• **TASK DETAILS**
Give the total number of lines with the word "this" in them, and no other words.

::: RECORDS SHOWN

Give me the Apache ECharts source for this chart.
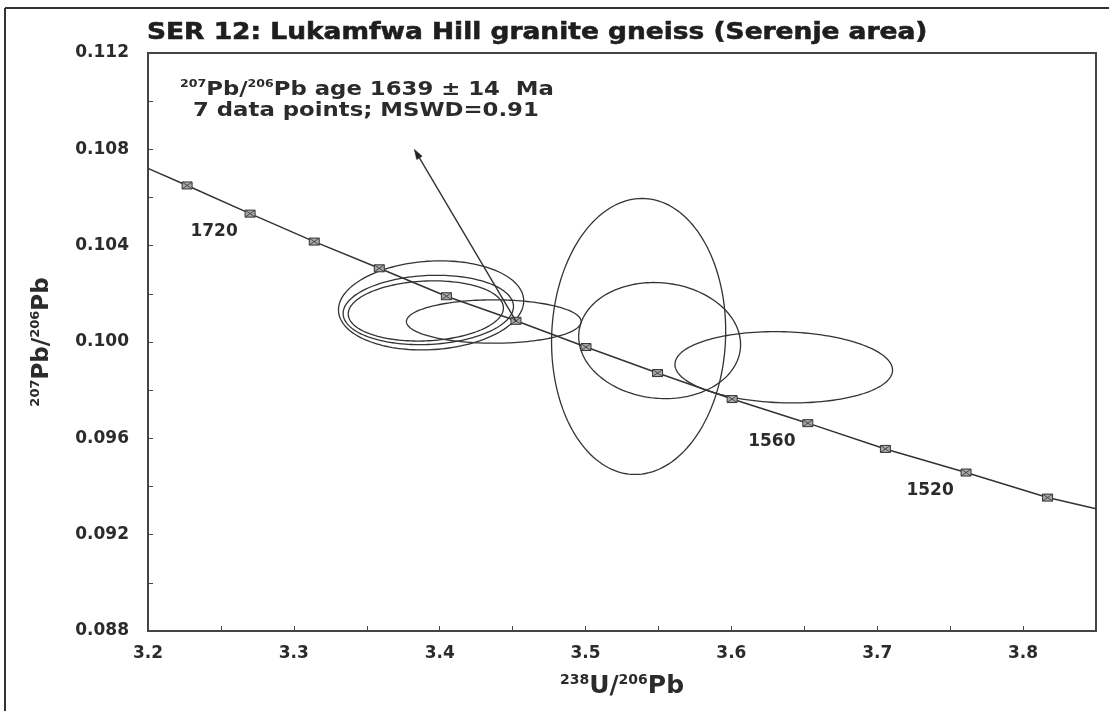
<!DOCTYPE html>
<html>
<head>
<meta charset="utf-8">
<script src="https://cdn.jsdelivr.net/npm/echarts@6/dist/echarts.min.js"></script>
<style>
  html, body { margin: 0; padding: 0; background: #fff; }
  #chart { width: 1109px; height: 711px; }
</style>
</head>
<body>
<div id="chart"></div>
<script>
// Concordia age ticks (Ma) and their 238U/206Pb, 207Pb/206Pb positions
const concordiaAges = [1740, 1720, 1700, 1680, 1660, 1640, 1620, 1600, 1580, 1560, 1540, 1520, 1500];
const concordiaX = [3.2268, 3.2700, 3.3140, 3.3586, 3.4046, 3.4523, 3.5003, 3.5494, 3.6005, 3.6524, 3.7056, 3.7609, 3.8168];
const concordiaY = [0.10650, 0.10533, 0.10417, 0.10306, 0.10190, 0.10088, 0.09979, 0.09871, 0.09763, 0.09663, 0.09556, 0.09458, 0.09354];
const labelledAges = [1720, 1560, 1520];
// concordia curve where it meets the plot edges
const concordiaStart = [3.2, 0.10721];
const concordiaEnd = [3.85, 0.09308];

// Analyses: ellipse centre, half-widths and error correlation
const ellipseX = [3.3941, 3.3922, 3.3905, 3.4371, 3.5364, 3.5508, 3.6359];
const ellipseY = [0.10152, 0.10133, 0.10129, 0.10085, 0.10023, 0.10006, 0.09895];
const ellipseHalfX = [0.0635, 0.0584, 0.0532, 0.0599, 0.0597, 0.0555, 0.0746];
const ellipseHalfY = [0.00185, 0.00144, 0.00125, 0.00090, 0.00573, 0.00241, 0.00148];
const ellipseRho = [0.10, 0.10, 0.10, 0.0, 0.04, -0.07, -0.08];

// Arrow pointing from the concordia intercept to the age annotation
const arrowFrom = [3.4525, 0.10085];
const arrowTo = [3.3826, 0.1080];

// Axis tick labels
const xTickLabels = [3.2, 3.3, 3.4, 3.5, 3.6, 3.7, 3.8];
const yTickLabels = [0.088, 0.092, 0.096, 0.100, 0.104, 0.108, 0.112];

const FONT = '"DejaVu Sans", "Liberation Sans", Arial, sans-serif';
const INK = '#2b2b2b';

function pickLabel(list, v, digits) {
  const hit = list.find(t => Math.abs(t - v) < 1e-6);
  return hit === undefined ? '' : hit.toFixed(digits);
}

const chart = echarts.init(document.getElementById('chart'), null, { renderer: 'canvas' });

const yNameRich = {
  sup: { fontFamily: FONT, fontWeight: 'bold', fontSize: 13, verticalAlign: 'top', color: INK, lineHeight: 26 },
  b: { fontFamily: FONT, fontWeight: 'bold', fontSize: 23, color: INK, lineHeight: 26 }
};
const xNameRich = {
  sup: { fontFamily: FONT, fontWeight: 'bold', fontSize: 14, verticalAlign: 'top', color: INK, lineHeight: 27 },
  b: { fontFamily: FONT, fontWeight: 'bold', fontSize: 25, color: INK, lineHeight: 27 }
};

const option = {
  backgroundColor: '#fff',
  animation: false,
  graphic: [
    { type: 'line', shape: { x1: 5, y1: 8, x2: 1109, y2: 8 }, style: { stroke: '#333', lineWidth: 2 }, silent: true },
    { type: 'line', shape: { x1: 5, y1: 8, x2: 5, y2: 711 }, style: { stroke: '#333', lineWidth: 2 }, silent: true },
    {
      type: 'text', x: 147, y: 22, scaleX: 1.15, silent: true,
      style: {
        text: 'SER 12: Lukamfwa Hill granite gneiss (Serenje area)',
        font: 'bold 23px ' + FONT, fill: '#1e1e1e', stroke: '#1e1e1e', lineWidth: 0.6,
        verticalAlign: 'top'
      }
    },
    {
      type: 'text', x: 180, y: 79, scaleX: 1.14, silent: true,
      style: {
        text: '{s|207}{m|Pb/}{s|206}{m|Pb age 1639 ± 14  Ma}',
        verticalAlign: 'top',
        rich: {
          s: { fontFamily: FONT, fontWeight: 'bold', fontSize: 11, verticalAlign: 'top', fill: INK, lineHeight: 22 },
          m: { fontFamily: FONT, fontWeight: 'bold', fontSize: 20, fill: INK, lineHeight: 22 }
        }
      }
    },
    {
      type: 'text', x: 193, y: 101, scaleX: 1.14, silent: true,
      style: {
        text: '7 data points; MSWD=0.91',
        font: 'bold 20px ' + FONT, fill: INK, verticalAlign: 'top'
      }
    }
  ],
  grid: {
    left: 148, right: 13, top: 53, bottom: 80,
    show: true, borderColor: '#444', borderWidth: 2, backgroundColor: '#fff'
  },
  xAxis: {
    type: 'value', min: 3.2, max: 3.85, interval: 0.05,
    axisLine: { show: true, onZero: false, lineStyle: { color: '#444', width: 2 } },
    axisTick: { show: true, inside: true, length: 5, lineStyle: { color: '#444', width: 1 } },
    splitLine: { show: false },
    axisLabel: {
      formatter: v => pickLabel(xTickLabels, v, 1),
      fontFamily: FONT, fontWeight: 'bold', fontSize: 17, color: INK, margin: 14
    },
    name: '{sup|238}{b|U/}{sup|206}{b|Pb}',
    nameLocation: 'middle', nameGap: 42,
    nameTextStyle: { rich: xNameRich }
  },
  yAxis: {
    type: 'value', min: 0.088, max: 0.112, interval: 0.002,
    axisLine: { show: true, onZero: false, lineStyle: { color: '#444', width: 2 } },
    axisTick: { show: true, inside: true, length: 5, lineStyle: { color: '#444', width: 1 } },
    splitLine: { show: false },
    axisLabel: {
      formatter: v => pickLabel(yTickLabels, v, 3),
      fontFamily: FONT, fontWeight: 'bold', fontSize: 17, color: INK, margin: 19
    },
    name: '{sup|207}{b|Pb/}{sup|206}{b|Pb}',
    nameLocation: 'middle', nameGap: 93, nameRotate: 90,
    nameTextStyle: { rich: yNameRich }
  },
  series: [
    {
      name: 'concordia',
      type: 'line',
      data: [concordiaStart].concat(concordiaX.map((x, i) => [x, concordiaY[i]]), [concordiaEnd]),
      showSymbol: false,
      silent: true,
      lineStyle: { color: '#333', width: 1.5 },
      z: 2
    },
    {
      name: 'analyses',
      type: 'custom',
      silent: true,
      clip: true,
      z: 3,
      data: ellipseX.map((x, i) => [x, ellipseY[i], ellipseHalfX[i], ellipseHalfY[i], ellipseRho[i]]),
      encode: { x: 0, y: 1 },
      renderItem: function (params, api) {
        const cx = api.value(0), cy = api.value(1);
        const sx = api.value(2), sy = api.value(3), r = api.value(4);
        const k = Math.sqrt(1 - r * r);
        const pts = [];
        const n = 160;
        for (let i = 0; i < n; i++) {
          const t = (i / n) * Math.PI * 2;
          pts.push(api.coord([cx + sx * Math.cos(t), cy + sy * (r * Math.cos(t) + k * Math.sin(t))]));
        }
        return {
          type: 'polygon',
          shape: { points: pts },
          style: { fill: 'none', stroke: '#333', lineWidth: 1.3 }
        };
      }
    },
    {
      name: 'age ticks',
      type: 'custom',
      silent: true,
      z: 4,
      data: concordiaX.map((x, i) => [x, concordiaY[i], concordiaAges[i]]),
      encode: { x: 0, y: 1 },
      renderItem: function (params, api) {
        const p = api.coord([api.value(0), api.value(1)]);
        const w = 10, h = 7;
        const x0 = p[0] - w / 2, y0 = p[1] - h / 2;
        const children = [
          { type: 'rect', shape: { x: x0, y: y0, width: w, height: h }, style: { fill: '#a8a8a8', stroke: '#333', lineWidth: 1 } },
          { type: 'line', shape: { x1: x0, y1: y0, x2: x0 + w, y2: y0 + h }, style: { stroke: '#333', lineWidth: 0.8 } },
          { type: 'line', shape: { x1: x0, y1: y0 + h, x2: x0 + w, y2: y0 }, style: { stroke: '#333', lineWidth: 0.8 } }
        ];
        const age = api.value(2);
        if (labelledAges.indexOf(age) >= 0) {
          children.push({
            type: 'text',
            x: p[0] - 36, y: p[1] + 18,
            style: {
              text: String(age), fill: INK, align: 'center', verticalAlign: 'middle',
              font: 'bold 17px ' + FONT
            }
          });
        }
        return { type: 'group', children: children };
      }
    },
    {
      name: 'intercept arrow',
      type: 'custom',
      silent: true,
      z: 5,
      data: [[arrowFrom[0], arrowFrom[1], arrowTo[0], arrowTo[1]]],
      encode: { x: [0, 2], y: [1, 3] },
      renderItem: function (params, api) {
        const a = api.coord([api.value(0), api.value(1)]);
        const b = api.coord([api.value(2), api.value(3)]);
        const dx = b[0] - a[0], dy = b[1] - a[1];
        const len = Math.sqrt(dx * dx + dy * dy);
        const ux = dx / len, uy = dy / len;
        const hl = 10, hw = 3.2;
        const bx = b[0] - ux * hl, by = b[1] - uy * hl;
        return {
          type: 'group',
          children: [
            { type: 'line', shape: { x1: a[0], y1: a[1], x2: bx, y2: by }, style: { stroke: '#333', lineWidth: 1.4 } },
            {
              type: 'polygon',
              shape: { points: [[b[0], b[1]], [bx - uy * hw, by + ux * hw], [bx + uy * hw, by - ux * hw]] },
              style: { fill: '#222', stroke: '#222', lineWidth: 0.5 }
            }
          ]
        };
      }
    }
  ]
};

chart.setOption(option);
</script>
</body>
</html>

::::::
::: RECORDS SHOWN

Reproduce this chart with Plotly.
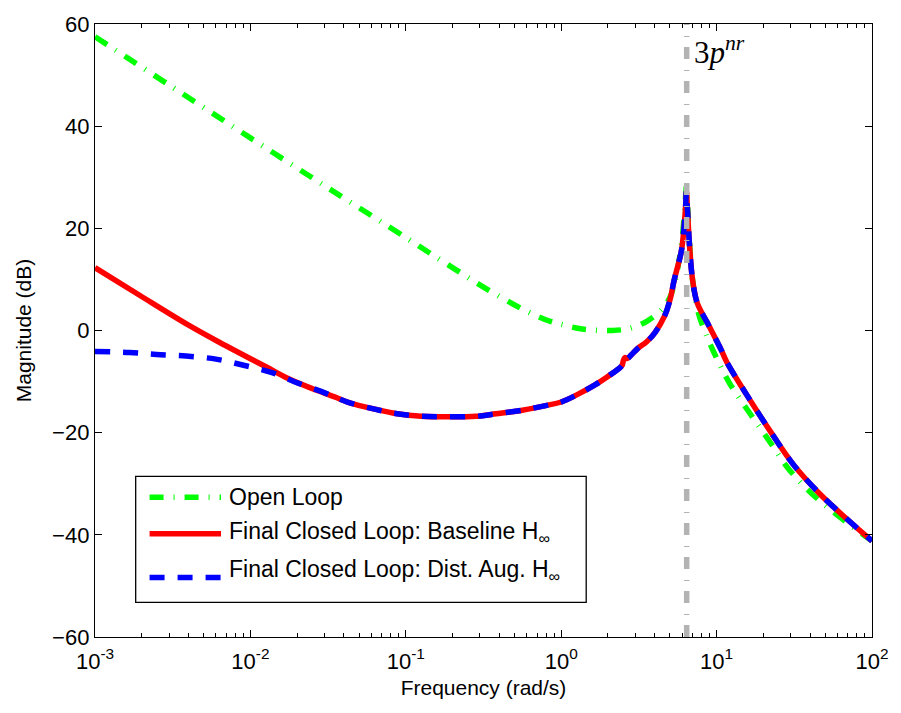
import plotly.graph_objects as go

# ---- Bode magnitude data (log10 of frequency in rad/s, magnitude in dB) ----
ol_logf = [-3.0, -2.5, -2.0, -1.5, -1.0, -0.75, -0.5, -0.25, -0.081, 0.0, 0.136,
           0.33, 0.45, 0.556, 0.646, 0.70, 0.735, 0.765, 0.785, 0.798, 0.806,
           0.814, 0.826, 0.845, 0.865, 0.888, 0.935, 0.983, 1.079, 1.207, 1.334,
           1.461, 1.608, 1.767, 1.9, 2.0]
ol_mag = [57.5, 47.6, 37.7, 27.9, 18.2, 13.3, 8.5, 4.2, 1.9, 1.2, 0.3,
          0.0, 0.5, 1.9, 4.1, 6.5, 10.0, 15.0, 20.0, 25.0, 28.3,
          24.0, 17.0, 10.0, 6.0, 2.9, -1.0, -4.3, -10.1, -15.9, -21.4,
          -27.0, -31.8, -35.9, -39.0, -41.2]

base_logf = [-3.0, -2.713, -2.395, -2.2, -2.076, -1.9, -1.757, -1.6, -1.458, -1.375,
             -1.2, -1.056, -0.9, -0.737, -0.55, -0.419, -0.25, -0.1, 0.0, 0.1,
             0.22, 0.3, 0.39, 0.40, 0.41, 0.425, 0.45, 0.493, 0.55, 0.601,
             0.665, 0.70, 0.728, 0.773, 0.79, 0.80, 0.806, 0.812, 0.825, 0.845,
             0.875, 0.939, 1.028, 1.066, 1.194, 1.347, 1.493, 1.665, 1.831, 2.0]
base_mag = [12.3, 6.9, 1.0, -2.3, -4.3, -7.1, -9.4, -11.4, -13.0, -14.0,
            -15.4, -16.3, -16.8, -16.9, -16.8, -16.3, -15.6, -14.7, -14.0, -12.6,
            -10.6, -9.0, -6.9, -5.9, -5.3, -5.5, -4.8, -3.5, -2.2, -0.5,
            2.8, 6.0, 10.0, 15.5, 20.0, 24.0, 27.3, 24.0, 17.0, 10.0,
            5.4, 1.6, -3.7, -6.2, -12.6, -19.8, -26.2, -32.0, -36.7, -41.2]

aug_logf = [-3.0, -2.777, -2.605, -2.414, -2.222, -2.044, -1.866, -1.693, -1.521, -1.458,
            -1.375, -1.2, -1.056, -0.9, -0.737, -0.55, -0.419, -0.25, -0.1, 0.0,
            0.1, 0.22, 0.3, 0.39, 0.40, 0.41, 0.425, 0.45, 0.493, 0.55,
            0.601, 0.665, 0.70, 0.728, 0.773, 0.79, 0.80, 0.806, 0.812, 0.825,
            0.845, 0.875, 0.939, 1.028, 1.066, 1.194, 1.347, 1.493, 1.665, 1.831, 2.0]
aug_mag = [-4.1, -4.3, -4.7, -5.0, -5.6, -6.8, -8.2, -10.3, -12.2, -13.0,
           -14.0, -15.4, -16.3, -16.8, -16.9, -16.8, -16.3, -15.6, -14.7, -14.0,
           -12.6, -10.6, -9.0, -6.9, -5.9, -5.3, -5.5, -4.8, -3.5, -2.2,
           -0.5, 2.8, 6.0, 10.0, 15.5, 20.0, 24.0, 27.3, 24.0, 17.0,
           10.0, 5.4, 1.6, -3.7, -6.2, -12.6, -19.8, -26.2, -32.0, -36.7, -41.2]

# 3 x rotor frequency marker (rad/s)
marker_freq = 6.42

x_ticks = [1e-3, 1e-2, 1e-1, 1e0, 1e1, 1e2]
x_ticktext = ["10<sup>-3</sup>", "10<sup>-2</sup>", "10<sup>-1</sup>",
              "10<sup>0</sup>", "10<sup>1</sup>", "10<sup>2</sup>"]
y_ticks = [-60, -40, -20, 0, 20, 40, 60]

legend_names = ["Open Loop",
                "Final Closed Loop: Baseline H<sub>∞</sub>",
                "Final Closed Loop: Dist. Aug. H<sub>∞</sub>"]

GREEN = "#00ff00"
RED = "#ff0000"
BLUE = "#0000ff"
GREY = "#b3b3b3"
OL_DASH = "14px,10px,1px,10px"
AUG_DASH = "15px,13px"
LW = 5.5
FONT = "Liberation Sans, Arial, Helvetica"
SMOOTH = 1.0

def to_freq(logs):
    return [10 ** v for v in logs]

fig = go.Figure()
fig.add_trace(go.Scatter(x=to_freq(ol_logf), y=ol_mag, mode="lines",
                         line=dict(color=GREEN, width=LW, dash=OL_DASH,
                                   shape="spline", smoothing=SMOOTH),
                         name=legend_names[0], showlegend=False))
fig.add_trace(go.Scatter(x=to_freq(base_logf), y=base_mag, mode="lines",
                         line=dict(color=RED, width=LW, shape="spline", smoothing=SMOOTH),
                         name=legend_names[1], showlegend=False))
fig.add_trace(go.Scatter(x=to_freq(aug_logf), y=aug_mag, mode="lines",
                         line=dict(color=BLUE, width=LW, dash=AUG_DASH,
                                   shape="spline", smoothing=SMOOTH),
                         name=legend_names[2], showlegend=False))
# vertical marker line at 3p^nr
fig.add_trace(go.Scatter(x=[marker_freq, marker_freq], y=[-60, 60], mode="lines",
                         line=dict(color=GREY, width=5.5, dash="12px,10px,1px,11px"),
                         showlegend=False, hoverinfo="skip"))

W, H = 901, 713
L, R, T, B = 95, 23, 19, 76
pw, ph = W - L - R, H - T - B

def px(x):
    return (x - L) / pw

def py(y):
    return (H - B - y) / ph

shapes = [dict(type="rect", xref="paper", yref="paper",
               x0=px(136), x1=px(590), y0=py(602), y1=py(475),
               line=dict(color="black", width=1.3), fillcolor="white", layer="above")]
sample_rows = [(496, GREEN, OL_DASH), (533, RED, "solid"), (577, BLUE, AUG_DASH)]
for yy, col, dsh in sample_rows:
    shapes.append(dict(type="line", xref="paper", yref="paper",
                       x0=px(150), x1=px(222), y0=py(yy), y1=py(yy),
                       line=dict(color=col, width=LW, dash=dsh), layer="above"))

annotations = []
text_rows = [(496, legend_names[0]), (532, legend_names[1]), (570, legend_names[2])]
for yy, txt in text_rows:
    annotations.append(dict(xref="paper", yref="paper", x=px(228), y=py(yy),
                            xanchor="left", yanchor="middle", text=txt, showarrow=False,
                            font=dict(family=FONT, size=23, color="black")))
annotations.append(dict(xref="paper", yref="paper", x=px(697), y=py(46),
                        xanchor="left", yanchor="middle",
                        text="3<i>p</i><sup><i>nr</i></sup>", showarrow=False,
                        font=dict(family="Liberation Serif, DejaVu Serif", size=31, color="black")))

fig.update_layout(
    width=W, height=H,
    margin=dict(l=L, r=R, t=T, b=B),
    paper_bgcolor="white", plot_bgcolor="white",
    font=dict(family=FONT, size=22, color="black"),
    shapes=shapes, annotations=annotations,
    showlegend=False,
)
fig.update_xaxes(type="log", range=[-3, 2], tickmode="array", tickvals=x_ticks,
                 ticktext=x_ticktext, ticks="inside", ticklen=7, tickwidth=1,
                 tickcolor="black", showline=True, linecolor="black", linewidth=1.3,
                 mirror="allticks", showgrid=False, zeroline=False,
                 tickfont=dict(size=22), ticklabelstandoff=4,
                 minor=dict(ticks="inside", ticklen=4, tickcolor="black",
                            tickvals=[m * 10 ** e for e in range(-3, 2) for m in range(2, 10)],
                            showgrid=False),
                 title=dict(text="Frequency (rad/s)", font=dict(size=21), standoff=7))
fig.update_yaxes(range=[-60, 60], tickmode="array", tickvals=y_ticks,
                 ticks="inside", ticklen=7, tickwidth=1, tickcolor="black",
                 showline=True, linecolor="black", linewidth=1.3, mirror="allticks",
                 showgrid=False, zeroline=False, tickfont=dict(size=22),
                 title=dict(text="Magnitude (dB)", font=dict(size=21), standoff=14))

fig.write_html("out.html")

::::::

• **CORRECT RESPONSE**
2